Headliner: Chance the Rapper
Representing: Southside of Chicago
Mixtape: Acid Rap
Real Spit: Chance the Rapper laced his 13-track mixtape Acid Rap with nostalgic samples that evoke a sense of familiarity despite the freshness of the songs. But over those melodic beats, he also encourages popular discourse and gives listeners with the opportunity to question themselves.
“I’m not really worried about co-signs or being accepted by the hip-hop community at this point,” Chance tells MTV News. “My come-out record, 10 Day, was the thing people were supposed to hear and figure out ‘he’s good’ or ‘he’s not good. Acid Rap is the comeback tape and it asks way bigger and better questions than ‘Is he good at rapping?’ It’s an important project that people will listen to, gain insight on the world from, and ask themselves questions that need to be asked.”

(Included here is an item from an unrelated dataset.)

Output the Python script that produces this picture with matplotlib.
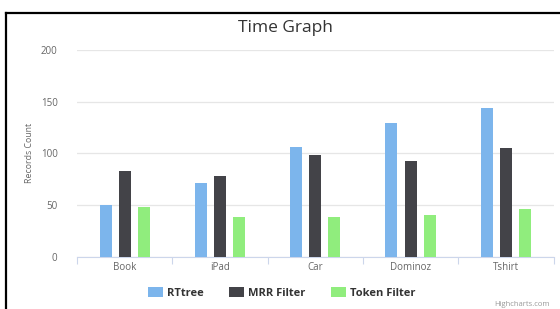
import numpy as np
import matplotlib.pyplot as plt
from matplotlib.lines import Line2D
from matplotlib.patches import Patch

categories = ["Book", "iPad", "Car", "Dominoz", "Tshirt"]
rttree = [50, 71, 106, 129, 144]
mrr_filter = [83, 78, 98, 93, 105]
token_filter = [48, 38, 38, 40, 46]
series_names = ["RTtree", "MRR Filter", "Token Filter"]
colors = ["#7cb5ec", "#434348", "#90ed7d"]
yticks = [0, 50, 100, 150, 200]

plt.rcParams['font.family'] = ['Open Sans', 'DejaVu Sans']

fig = plt.figure(figsize=(5.6, 3.09), dpi=100)
ax = fig.add_axes([77/560, 1-256.7/309, (553.5-77)/560, (256.7-50)/309])

x = np.arange(len(categories))
w = 0.126
for i, (vals, c) in enumerate(zip([rttree, mrr_filter, token_filter], colors)):
    ax.bar(x + (i-1)*0.2, vals, width=w, color=c, zorder=3)

ax.set_xlim(-0.5, len(categories)-0.5)
ax.set_ylim(0, 200)
ax.set_yticks(yticks)
ax.set_yticklabels([str(v) for v in yticks], color="#666666", fontsize=7)
ax.yaxis.grid(True, color="#e6e6e6", lw=0.9, zorder=0)
ax.tick_params(axis='y', length=0, pad=14)

ax.set_xticks(x)
ax.set_xticklabels(categories, color="#666666", fontsize=7)
ax.tick_params(axis='x', length=0, pad=4)
ax.set_xticks(np.arange(-0.5, len(categories)), minor=True)
ax.tick_params(axis='x', which='minor', length=5, color="#ccd6eb", width=0.8)

for s in ["top", "right", "left"]:
    ax.spines[s].set_visible(False)
ax.spines["bottom"].set_color("#ccd6eb")
ax.spines["bottom"].set_linewidth(0.8)

ax.set_ylabel("Records Count", color="#666666", fontsize=6.3, labelpad=5)

fig.text(285/560, 1-28/309, "Time Graph", ha="center", va="center",
         fontsize=12.5, color="#333333")

handles = [Patch(facecolor=c, edgecolor="none") for c in colors]
fig.legend(handles, series_names, loc="center", bbox_to_anchor=(281.5/560, 1-293/309),
           ncol=3, frameon=False, handlelength=1.35, handleheight=0.9,
           handletextpad=0.36, columnspacing=2.3, labelcolor="#333333",
           prop={'weight': 'bold', 'size': 8})

fig.text(550/560, 1-305/309, "Highcharts.com", ha="right", va="center",
         fontsize=5.5, color="#999999")

# black frame (top and left edges)
fig.add_artist(Line2D([6/560, 6/560], [0, 1-12.5/309], color="black", lw=1.6,
                      transform=fig.transFigure))
fig.add_artist(Line2D([6/560, 1], [1-12.5/309, 1-12.5/309], color="black", lw=1.6,
                      transform=fig.transFigure))

fig.savefig("out.png", dpi=100)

One of those thoughtful takeaways would be the extent to which racial stigmas still affect the interaction of youth in minority neighborhoods. It’s a topic that Chancelor Bennett broaches on “Everybody’s Something,” a track which was inspired by his own experience growing up on the Southside of Chicago, and amplified by Lil Durk’s musings about chopping off his dreads on the mixtape Life Ain’t No Joke.
“Everybody’s Something”: “I used to tell h–s I was dark light or off white, but I’ll fight if a n—a said that I talk white/ And both my parents was black but they saw it fit that I talk right/ With my drawers hid but my hard head stayed in the clouds like a lost kite.”

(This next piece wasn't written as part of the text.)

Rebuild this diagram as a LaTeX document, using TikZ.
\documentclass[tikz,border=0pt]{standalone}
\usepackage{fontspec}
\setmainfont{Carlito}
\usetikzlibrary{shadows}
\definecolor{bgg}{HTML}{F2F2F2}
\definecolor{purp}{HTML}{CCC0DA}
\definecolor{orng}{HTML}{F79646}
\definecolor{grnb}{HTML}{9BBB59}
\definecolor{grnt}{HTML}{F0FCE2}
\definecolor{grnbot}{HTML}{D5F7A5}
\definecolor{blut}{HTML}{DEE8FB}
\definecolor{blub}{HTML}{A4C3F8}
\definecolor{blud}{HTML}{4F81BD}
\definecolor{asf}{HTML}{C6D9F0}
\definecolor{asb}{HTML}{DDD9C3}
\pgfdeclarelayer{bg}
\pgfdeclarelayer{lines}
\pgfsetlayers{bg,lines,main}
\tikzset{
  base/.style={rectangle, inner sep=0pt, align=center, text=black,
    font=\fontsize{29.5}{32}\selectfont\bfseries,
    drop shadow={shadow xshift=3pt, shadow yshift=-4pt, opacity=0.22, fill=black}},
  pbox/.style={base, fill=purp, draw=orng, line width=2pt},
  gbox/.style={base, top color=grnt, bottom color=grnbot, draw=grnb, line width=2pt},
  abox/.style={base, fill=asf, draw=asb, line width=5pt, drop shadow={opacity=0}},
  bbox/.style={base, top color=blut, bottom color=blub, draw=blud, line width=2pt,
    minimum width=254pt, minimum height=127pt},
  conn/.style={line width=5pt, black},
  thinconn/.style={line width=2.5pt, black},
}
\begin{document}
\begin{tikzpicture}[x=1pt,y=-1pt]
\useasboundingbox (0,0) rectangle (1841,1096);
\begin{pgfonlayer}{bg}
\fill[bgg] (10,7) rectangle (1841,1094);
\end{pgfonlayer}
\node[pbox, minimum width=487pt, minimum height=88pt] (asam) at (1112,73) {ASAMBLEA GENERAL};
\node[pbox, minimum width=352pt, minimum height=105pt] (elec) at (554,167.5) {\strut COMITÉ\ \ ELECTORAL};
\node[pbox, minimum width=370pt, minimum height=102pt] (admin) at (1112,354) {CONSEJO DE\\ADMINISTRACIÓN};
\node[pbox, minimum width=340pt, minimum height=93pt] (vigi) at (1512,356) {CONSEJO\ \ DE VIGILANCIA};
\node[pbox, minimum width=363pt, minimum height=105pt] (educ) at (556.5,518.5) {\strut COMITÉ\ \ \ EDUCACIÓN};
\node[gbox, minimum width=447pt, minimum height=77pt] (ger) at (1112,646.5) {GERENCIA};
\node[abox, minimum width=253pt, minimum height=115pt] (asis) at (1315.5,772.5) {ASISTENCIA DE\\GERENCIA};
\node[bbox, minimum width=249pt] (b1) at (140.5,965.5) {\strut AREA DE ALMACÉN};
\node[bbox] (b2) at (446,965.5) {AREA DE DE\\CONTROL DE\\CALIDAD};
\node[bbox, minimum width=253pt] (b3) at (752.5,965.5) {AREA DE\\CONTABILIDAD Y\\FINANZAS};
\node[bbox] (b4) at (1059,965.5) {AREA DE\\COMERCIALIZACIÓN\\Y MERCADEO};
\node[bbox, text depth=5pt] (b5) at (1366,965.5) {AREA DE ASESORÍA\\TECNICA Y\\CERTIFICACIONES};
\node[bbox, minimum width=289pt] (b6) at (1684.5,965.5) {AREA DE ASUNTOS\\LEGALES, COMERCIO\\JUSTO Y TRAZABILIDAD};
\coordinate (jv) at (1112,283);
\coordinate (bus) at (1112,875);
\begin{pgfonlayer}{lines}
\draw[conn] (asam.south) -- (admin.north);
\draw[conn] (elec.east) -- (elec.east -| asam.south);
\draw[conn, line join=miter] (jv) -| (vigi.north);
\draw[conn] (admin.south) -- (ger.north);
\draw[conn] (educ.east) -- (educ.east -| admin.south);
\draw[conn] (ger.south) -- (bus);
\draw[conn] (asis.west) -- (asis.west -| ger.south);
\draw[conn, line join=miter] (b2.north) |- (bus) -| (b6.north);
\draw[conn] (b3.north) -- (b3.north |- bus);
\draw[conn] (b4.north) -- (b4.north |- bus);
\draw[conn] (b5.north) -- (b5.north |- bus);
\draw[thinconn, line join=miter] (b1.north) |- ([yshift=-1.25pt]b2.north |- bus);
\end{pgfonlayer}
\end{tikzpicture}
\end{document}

Lyrical breakdown: “There’s just this stigma of self-hatred [within] the black community. People wanna say that they’re part Native American or mixed, or anything other than black. We’re raised to believe that there’s something better about not being fully black, something eccentric about it. I’m saying I used to tell girls that I was mixed, which is a bold-faced lie! I’m light skinned and I used to lean on that because that’s something a lot of black people pride themselves on and it’s weird. I would even go lengths to lie and say that I’m mixed or biracial when in another light, I’d fight if a n—-a said that I talked white.
“The idea of ‘talking white,’ a lot of people grew up around that, just the idea that if you speak with proper diction and come off as educated that it’s not black and that it’s actually anti-black and should be considered only something that white people would do. It’s just a weird juxtaposition for someone who, growing up, was so into being of a higher class and aligning with light skinned or bi-racial people, but couldn’t deal with the accusation of ‘talking white.’ I was knocking ni—s out quickly for that sh–.
Additional Joints to check for:
“Good Ass Intro” With its heavy acid jazz, gospel and Chicago juke music influence, “Good Ass Intro” is what Chance calls the most important track on the album. “It’s the perfect thesis for who I am as an artist. The sample is actually a vocal sample from John Legend, buried really deep in there, from Kanye West’s “Good Intro” on his Freshmen Adjustment 2 mixtape. I was listening to that a lot when I was finishing the tape and it’s hard not to take something from Kanye because he’s just a huge influence for anybody who makes music post 2004. Even in production the track mirrors Kanye’s process; there’s four producers including me, three trumpets, six vocalists — it’s just a really big track.”